The proper time between two events is given by $\Delta \tau^2=\Delta t^2-\Delta x^2/c^2$. The proper time measures the amount of time that passes on the clock of an observer that travels in a straight line between those two events. You can break up the curved path of the orbiting clock into many infinitesimally small straight line segments. You can integrate all those segments to get the total proper time for the orbiting clock using the following formula $$\tau=\int\mathrm dt\, \sqrt{1-\dot x^2/c^2}$$ In other words: plug in a path $x(t)$ of an observer and this formula will give you the time that has passed on this observers clock. If you calculate this for $A$ and $B$ you will see that $B$, the inertial observer, will have the largest proper time, i.e. its clock will have ticked the fastest. If two observers both pass through two spacetime points, the observer that travelled in a straight line will always have the largest proper time. To remember this you can use the following mnemonic. An observer at rest only travels in time, while an observer that is moving at certain speed is moving more slowly through time because he now also has to move through space. For an inertial observer, you can always move to a frame where this observer is at rest, so the proper time is the largest.

Answer 2

1. B is in a fixed inertial frame. In that frame, A's clock ticks slowly.
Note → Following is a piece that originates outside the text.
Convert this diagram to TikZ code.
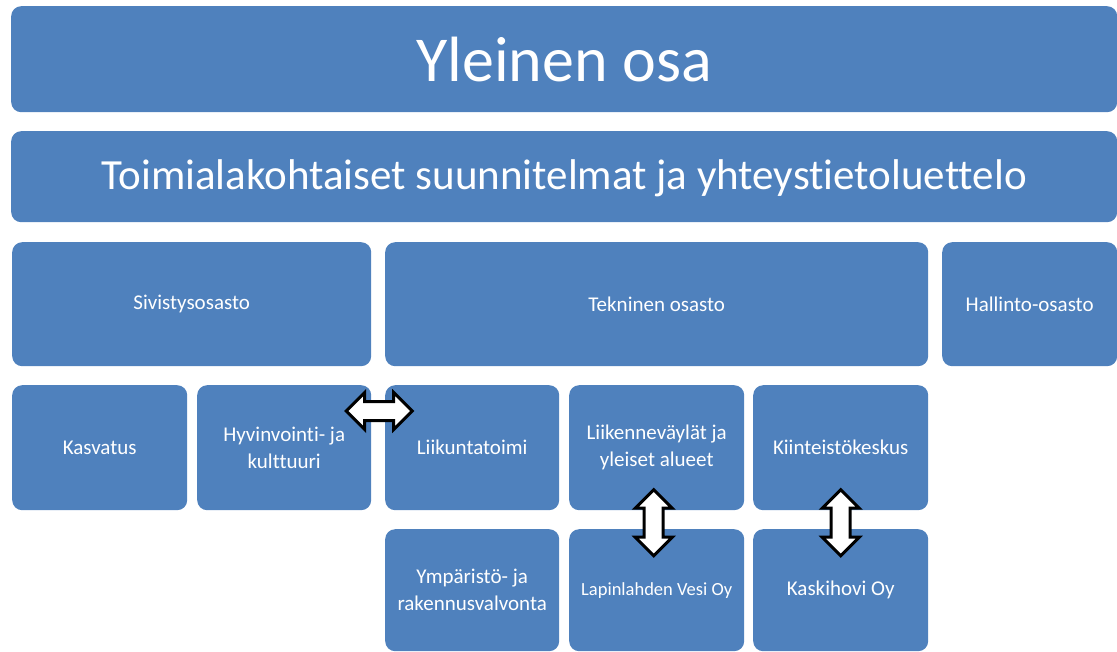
\documentclass[tikz,border=0pt]{standalone}
\usepackage{fontspec}
\setmainfont[Ligatures=NoCommon]{Carlito}
\usepackage{xcolor}
\usetikzlibrary{shapes.arrows, positioning, calc}

\definecolor{boxblue}{HTML}{4F81BD}

\begin{document}
\begin{tikzpicture}[
x=1pt, y=-1pt,
    unit/.style={rectangle, fill=boxblue, text=white, rounded corners=10pt, anchor=north west, inner sep=0pt, align=center, font=\fontsize{21}{27}\selectfont},
    bigunit/.style={unit, font=\fontsize{64}{70}\selectfont},
    midunit/.style={unit, font=\fontsize{43}{50}\selectfont},
    link/.style={double arrow, draw=black, fill=white, line width=3pt, inner xsep=0pt, inner ysep=8pt, minimum height=66pt, double arrow head extend=9pt, double arrow tip angle=90}
]
    \useasboundingbox (0,0) rectangle (1117,651);

    % Top levels
    \node[bigunit, minimum width=1106pt, minimum height=106pt] (yleinen) at (11,6) {Yleinen osa};
    \node[midunit, minimum width=1106pt, minimum height=91pt, text depth=4pt] (toimiala) at (11,131) {Toimialakohtaiset suunnitelmat ja yhteystietoluettelo};

    % Departments
    \node[unit, minimum width=359pt, minimum height=124pt] (sivistys) at (12,242) {Sivistysosasto};
    \node[unit, minimum width=543pt, minimum height=124pt] (tekninen) at (385,242) {Tekninen osasto};
    \node[unit, minimum width=175pt, minimum height=124pt] (hallinto) at (942,242) {Hallinto-osasto};

    % Units
    \node[unit, minimum width=175pt, minimum height=125pt] (kasvatus) at (12,385) {Kasvatus};
    \node[unit, minimum width=174pt, minimum height=125pt] (hyvinvointi) at (197,385) {Hyvinvointi- ja\\kulttuuri};
    \node[unit, minimum width=174pt, minimum height=125pt] (liikunta) at (385,385) {Liikuntatoimi};
    \node[unit, minimum width=175pt, minimum height=125pt] (liikenne) at (569,385) {Liikenneväylät ja\\yleiset alueet};
    \node[unit, minimum width=175pt, minimum height=125pt] (kiinteisto) at (753,385) {Kiinteistökeskus};

    % Lower row
    \node[unit, minimum width=174pt, minimum height=122pt] (ymparisto) at (385,529) {Ympäristö- ja\\rakennusvalvonta};
    \node[unit, minimum width=175pt, minimum height=122pt, font=\fontsize{18.5}{22}\selectfont] (vesi) at (569,529) {Lapinlahden Vesi Oy};
    \node[unit, minimum width=175pt, minimum height=122pt] (kaskihovi) at (753,529) {Kaskihovi Oy};

    % Links between units
    \node[link] (hlink) at ($(hyvinvointi.north east)!0.5!(liikunta.north west)+(1,26)$) {};
    \node[link, rotate=90] (vlink1) at ($(liikenne.south)!0.5!(vesi.north)+(-3,3)$) {};
    \node[link, rotate=90] (vlink2) at ($(kiinteisto.south)!0.5!(kaskihovi.north)+(0,3)$) {};

\end{tikzpicture}
\end{document}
2. A (the orbiter) is in a constantly changing inertial frame --- say A1 at a given moment M1 and A2 at a moment M2 shortly thereafter. In both frames A1 and A2, B ticks slowly.

3. In frame A1, A itself ticks slowly at moment M2 and in frame A2, A itself ticks slowly at moment M1. At any given moment, A says that A usually ticks slowly; it just happens to be ticking normally right at this very moment. Also, in those various frames, A at various moments started off out of synch by different amounts.

4. To keep track of things from A's viewpoint requires accounting for the constant changes of frame which result in constant changes in both A's own tick rate at various points along the orbit and its original offset at various points along the orbit. That can be a little complicated.

5. But this much is easy: B has a single unchanging inertial frame, and in that frame A ticks slowly. Therefore A falls behind B, and continues to fall farther behind as time goes on.

Answer 3

You might find it less confusing if you abandon any notion of clocks ticking at different rates.

Time dilation refers to the fact that the time between two events that occur in one place in an inertial frame is less than the time between the same events in any other inertial frame in which they occur in two different places.

Suppose you sit in your chair and count ten seconds on your watch. In the rest frame of passing muons, your ten second interval might be 100 seconds long, owing to the time dilation effect- in the muon frame, you are travelling at nearly the speed of light, so the start and end of your count occur at two widely separated places.

Now notice that it is the length of the interval that differs between the two frames- in one it is ten seconds and in the other it is one hundred. A second is a second, and good clocks accurately measure seconds. So when your watch records only ten seconds for an interval that in the muon frame is one hundred seconds, it is not because your watch is 'ticking slowly'- it is ticking correctly. What is different is the actual duration of the interval between the two frames.

Hopefully you can now be in a position to see why time dilation can be reciprocal. A person sitting in the muon frame could count ten seconds on their watch, while the same interval in your frame- where the start and end are very far apart spatially- would be one hundred seconds long.

What I have said so far applies to inertial frames. For non-inertial frames the physics is much more complicated, but the underlying principle is that the duration between two events is dependent on the path between them, and in general the effects are not symmetrical in the way that they are between two inertial frames. This is the reason for the famous twin 'paradox'- which is not a paradox, because there is no symmetry in the overall arrangement (one twin remains in a single rest frame through-out, while the other does not).